BEGIN RECORDS TO PROCESS

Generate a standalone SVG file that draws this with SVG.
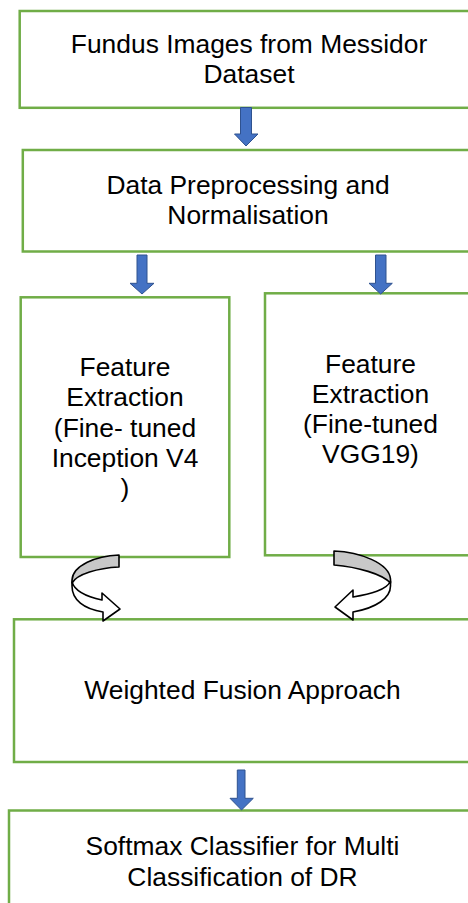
<svg xmlns="http://www.w3.org/2000/svg" width="468" height="903" viewBox="0 0 468 903">
<style>
.box{fill:#ffffff;stroke:#70AD47;stroke-width:2.5}
.t{font-family:"Liberation Sans",Arial,sans-serif;font-size:26.4px;fill:#000000;text-anchor:middle}
.blue{fill:#4472C4;stroke:#2F528F;stroke-width:1}
.curvg{fill:#C8C8C8;stroke:#000000;stroke-width:1.6;stroke-linejoin:round}
.curvw{fill:#ffffff;stroke:#000000;stroke-width:1.6;stroke-linejoin:round}
</style>
<rect width="468" height="903" fill="#ffffff"/>
<g id="node-fundus">
<rect class="box" x="19.7" y="11" width="470" height="96.8"/>
<text class="t" x="249" y="53.3">Fundus Images from Messidor</text>
<text class="t" x="249" y="83.3">Dataset</text>
</g>
<g id="node-preprocess">
<rect class="box" x="22.8" y="150" width="470" height="101.5"/>
<text class="t" x="248" y="194">Data Preprocessing and</text>
<text class="t" x="248" y="224">Normalisation</text>
</g>
<g id="node-inception">
<rect class="box" x="20.7" y="297.3" width="208.6" height="259.7"/>
<text class="t" x="125" y="376">Feature</text>
<text class="t" x="125" y="406">Extraction</text>
<text class="t" x="125" y="436.7">(Fine- tuned</text>
<text class="t" x="125" y="466.7">Inception V4</text>
<text class="t" x="125" y="496.7">)</text>
</g>
<g id="node-vgg">
<rect class="box" x="265" y="293.3" width="230" height="262"/>
<text class="t" x="370.5" y="372.7">Feature</text>
<text class="t" x="370.5" y="402.7">Extraction</text>
<text class="t" x="370.5" y="433.3">(Fine-tuned</text>
<text class="t" x="370.5" y="463.3">VGG19)</text>
</g>
<g id="node-fusion">
<rect class="box" x="14" y="619.3" width="480" height="142.7"/>
<text class="t" x="242.5" y="699.3">Weighted Fusion Approach</text>
</g>
<g id="node-softmax">
<rect class="box" x="9" y="810.5" width="480" height="120"/>
<text class="t" x="242.5" y="855">Softmax Classifier for Multi</text>
<text class="t" x="242.5" y="886">Classification of DR</text>
</g>
<g id="connectors">
<path class="blue" d="M240.5,107.5 H251.5 V134 H258 L246,146 L234.5,134 H240.5 Z"/>
<path class="blue" d="M137,255 H147 V283.3 H154 L142,294 L130,283.3 H137 Z"/>
<path class="blue" d="M375.5,255 H386 V283.3 H392.3 L380.7,294 L369,283.3 H375.5 Z"/>
<path class="blue" d="M237.3,770 H245 V798.3 H253.3 L241.5,810 L230,798.3 H237.3 Z"/>
<path class="curvg" d="M119,555 C96,556 73,565 72,580 L72,583 C77,574 98,568 119,567 Z"/>
<path class="curvw" d="M72,582 C75,592 88,597 102,600 L102,593 L120,609 L103,621 L103,612 C84,609 72,600 72,586 Z"/>
<path class="curvg" d="M334,551 C360,552 389,563 390.5,579 L390.5,583 C382,574 358,567 334,565 Z"/>
<path class="curvw" d="M390.5,581 C387,590 370,594 353,597 L353,590 L335,607 L353,620 L353,612 C376,608 390.5,598 390.5,586 Z"/>
</g>
</svg>
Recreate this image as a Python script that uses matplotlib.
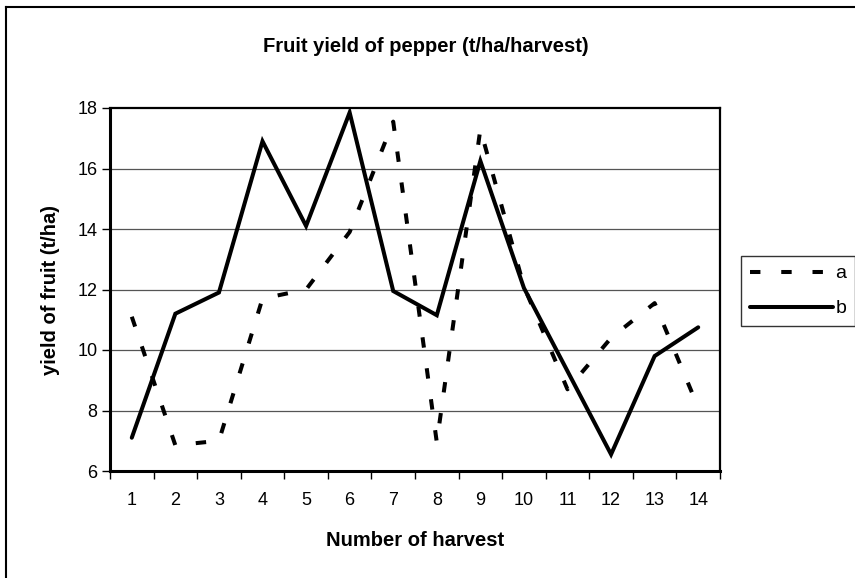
import matplotlib
matplotlib.use("Agg")
import matplotlib.pyplot as plt
from matplotlib.lines import Line2D
import numpy as np

plt.rcParams['font.family'] = ['Liberation Sans', 'DejaVu Sans']
plt.rcParams['lines.scale_dashes'] = False

harvests = list(range(1, 15))
tick_labels = [str(h) for h in harvests]
series_a = [11.1, 6.85, 7.0, 11.7, 12.0, 13.9, 17.55, 6.95, 17.3, 12.1, 8.7, 10.4, 11.55, 8.1]
series_b = [7.1, 11.2, 11.9, 16.9, 14.1, 17.85, 11.95, 11.15, 16.25, 12.05, 9.3, 6.55, 9.8, 10.75]
y_ticks = [6, 8, 10, 12, 14, 16, 18]

W, H = 855, 578
fig = plt.figure(figsize=(W / 100, H / 100), dpi=100)
ax = fig.add_axes([110 / W, 1 - 471 / H, (720 - 110) / W, (471 - 108) / H])

for y in y_ticks[1:-1]:
    ax.axhline(y, color='#555555', lw=0.9, zorder=1)

ax.plot(harvests, series_a, color='black', lw=2.9, dashes=(7.5, 15), dash_capstyle='butt',
        label='a', zorder=3)
ax.plot(harvests, series_b, color='black', lw=2.9, solid_capstyle='round', solid_joinstyle='miter',
        label='b', zorder=3)

ax.set_xlim(0.5, 14.5)
ax.set_ylim(6, 18)
ax.set_yticks(y_ticks)
ax.set_yticklabels([str(v) for v in y_ticks], fontsize=13)
ax.set_xticks(harvests)
ax.set_xticklabels(tick_labels, fontsize=13)
ax.set_xticks(np.arange(0.5, 15, 1), minor=True)
ax.tick_params(axis='x', which='major', length=0, pad=15)
ax.tick_params(axis='x', which='minor', length=6, width=1, direction='out')
ax.tick_params(axis='y', which='major', length=6, width=1, direction='out', pad=3)

for side in ['top', 'right']:
    ax.spines[side].set_linewidth(1.6)
for side in ['left', 'bottom']:
    ax.spines[side].set_linewidth(2.2)

fig.text(426 / W, 1 - 47 / H, 'Fruit yield of pepper (t/ha/harvest)', ha='center', va='center',
         fontsize=14.5, fontweight='bold')
fig.text(415 / W, 1 - 541 / H, 'Number of harvest', ha='center', va='center',
         fontsize=14.5, fontweight='bold')
fig.text(50 / W, 1 - 290 / H, 'yield of fruit (t/ha)', ha='center', va='center', rotation=90,
         fontsize=14.5, fontweight='bold')

leg = fig.legend(loc='upper left', bbox_to_anchor=(741 / W, 1 - 256 / H), frameon=True,
                 fancybox=False, edgecolor='black', fontsize=14, handlelength=4.3,
                 handletextpad=0.1, borderpad=0.45, labelspacing=0.9, borderaxespad=0)
leg.get_frame().set_linewidth(1.0)

# outer chart frame (left and top edges visible)
fig.add_artist(Line2D([6 / W, 6 / W], [0, 1 - 7 / H], color='black', lw=1.5,
                      transform=fig.transFigure))
fig.add_artist(Line2D([6 / W, 1], [1 - 7 / H, 1 - 7 / H], color='black', lw=1.5,
                      transform=fig.transFigure))

fig.savefig('out.png', dpi=100)
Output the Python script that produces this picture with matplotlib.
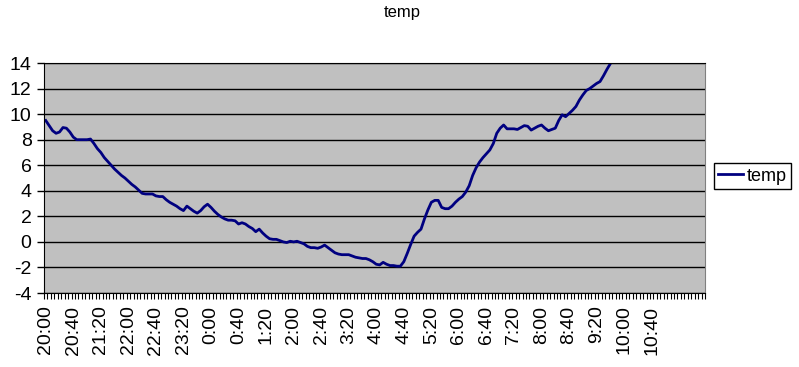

END RECORDS TO PROCESS

◆ **PROBLEM**: The material above holds pictures; leave them out. Repeat exactly the lines from the one containing "Recreate this image" through the one containing "label='b', zorder=3)", and nothing else.

◆ **TASK OUTPUT**:
Recreate this image as a Python script that uses matplotlib.
import matplotlib
matplotlib.use("Agg")
import matplotlib.pyplot as plt
from matplotlib.lines import Line2D
import numpy as np

plt.rcParams['font.family'] = ['Liberation Sans', 'DejaVu Sans']
plt.rcParams['lines.scale_dashes'] = False

harvests = list(range(1, 15))
tick_labels = [str(h) for h in harvests]
series_a = [11.1, 6.85, 7.0, 11.7, 12.0, 13.9, 17.55, 6.95, 17.3, 12.1, 8.7, 10.4, 11.55, 8.1]
series_b = [7.1, 11.2, 11.9, 16.9, 14.1, 17.85, 11.95, 11.15, 16.25, 12.05, 9.3, 6.55, 9.8, 10.75]
y_ticks = [6, 8, 10, 12, 14, 16, 18]

W, H = 855, 578
fig = plt.figure(figsize=(W / 100, H / 100), dpi=100)
ax = fig.add_axes([110 / W, 1 - 471 / H, (720 - 110) / W, (471 - 108) / H])

for y in y_ticks[1:-1]:
    ax.axhline(y, color='#555555', lw=0.9, zorder=1)

ax.plot(harvests, series_a, color='black', lw=2.9, dashes=(7.5, 15), dash_capstyle='butt',
        label='a', zorder=3)
ax.plot(harvests, series_b, color='black', lw=2.9, solid_capstyle='round', solid_joinstyle='miter',
        label='b', zorder=3)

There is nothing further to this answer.